_SET PROBLEM_
Leave out the pictures and set down exactly the lines from the start of the listing through the one with "ys = alt.Scale(domain=[1.68, 1.86], nice=False, zero=False)", both included.

_DATA TO USE_
★ ★ ★ ★ ★
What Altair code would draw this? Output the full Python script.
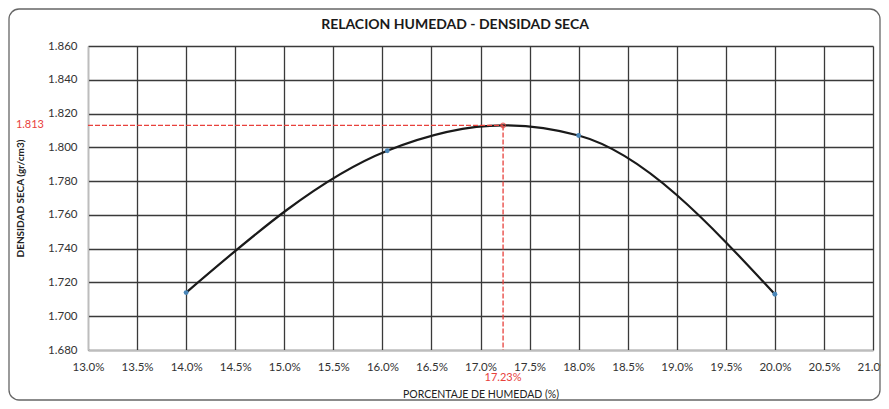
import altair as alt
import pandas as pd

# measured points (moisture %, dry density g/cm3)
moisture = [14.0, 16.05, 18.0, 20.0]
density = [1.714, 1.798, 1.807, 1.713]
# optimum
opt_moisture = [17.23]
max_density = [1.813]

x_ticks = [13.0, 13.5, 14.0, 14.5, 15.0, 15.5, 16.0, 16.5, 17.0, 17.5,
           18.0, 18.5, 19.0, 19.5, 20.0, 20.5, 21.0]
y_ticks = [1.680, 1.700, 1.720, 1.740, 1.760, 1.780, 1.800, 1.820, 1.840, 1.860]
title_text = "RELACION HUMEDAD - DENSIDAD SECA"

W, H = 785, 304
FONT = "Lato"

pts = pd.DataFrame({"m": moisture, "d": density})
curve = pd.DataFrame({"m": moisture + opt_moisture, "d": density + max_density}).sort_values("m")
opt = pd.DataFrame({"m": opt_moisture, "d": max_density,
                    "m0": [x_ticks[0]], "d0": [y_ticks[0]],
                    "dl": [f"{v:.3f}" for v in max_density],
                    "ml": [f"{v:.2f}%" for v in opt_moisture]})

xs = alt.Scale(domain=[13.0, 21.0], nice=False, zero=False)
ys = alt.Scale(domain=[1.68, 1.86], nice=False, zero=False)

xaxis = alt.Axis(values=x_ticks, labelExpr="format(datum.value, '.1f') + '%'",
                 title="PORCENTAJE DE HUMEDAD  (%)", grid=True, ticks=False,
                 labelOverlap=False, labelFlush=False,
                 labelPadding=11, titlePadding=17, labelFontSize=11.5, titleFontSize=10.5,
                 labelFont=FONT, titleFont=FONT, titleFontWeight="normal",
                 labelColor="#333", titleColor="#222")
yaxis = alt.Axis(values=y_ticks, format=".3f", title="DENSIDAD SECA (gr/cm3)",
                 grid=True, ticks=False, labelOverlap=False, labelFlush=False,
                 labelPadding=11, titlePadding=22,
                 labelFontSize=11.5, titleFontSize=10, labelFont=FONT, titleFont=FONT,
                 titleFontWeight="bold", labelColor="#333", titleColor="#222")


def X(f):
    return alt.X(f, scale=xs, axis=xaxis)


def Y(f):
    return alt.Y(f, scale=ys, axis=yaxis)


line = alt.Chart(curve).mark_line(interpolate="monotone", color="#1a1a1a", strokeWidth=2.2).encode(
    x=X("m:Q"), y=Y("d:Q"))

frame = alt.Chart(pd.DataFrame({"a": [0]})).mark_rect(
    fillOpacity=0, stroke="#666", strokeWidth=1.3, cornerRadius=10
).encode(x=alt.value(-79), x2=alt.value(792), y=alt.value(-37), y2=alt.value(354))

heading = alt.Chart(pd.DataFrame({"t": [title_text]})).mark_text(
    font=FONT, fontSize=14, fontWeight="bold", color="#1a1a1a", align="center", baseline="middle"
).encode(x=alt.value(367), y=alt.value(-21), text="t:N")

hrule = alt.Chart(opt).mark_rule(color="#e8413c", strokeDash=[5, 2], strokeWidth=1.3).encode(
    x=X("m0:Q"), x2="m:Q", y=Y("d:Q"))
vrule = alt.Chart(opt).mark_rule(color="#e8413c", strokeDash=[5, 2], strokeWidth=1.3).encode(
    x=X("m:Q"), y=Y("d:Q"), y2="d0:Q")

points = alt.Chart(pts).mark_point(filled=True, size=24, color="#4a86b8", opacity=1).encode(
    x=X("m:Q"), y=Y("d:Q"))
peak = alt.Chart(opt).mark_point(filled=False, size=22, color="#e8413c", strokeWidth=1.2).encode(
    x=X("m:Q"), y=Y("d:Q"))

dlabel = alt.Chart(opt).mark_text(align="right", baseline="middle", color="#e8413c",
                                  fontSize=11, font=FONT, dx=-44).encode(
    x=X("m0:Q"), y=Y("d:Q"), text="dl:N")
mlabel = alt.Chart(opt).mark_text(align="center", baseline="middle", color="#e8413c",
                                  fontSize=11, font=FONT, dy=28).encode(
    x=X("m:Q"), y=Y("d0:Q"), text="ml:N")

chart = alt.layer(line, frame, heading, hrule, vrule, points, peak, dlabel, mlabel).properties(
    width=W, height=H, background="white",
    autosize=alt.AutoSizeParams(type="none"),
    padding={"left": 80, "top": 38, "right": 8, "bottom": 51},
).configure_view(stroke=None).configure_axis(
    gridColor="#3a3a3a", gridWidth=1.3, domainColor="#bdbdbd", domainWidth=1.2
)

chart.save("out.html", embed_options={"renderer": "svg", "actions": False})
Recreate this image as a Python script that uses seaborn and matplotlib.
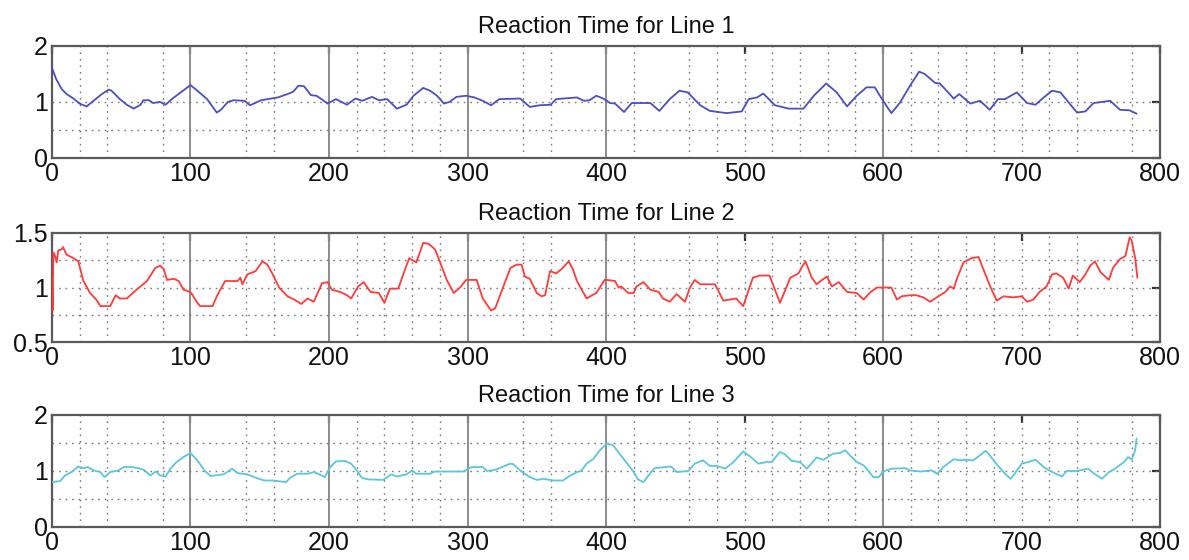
★ ★ ★ ★ ★
_FINISHED TASK_
What Altair code would draw this? Output the full Python script.
import altair as alt
import pandas as pd

# measured points (moisture %, dry density g/cm3)
moisture = [14.0, 16.05, 18.0, 20.0]
density = [1.714, 1.798, 1.807, 1.713]
# optimum
opt_moisture = [17.23]
max_density = [1.813]

x_ticks = [13.0, 13.5, 14.0, 14.5, 15.0, 15.5, 16.0, 16.5, 17.0, 17.5,
           18.0, 18.5, 19.0, 19.5, 20.0, 20.5, 21.0]
y_ticks = [1.680, 1.700, 1.720, 1.740, 1.760, 1.780, 1.800, 1.820, 1.840, 1.860]
title_text = "RELACION HUMEDAD - DENSIDAD SECA"

W, H = 785, 304
FONT = "Lato"

pts = pd.DataFrame({"m": moisture, "d": density})
curve = pd.DataFrame({"m": moisture + opt_moisture, "d": density + max_density}).sort_values("m")
opt = pd.DataFrame({"m": opt_moisture, "d": max_density,
                    "m0": [x_ticks[0]], "d0": [y_ticks[0]],
                    "dl": [f"{v:.3f}" for v in max_density],
                    "ml": [f"{v:.2f}%" for v in opt_moisture]})

xs = alt.Scale(domain=[13.0, 21.0], nice=False, zero=False)
ys = alt.Scale(domain=[1.68, 1.86], nice=False, zero=False)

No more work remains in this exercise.